Holding: The Court held that the bond and deed conveying the compromise ground transferred the mineral rights beneath the surface (including extralateral rights), reversed the appeals court, reinstated an injunction, and ordered a new trial.

Real World Impact:
  • Reinstates injunction blocking defendant from mining disputed ore pending final trial.
  • Conveys subsurface mineral rights to the party holding the compromise ground.
  • Sends case back for a new trial on the same issues.
Topics: mining disputes, property rights, subsurface minerals, injunctions

Summary

Background

Two mining companies fought over a strip of ground called the compromise ground. The owner of the St. Louis claim agreed by bond and later deed to convey that strip to the other company after a patent.

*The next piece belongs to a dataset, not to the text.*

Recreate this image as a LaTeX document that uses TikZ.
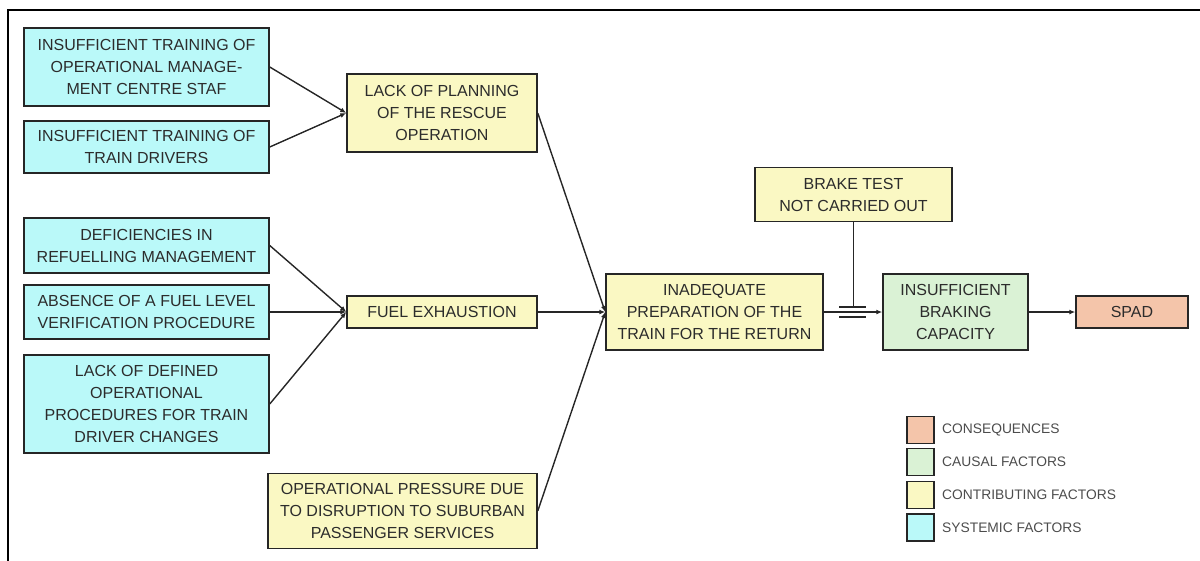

The instruments described the land and used language about "all the mineral therein contained" and also mentioned "dips, spurs and angles." Separate lawsuits followed about specific performance and about ore taken from beneath the compromise ground.

Reasoning

The central question was whether the bond and deed merely fixed a surface boundary or instead transferred the mineral rights beneath that surface, including rights that follow a vein as it dips underground. The Court focused on the words used in the bond and deed, the common-law rule that a conveyance ordinarily includes what is under the surface, and the customary mining-language added to the deed. The Court concluded the instruments conveyed more than a surface line and included subsurface mineral rights. Because of that interpretation the Court reversed the appeals court, ordered a new trial, and said the earlier order stopping mining should be put back in place.

Real world impact

The decision affects the two mining companies and any current mining activity on the disputed strip: the injunction stopping removal of ore is reinstated until final resolution. The case will go back for a new trial on the title and mining-rights issues, so the ruling is not the final end of the dispute and future proceedings could change the outcome.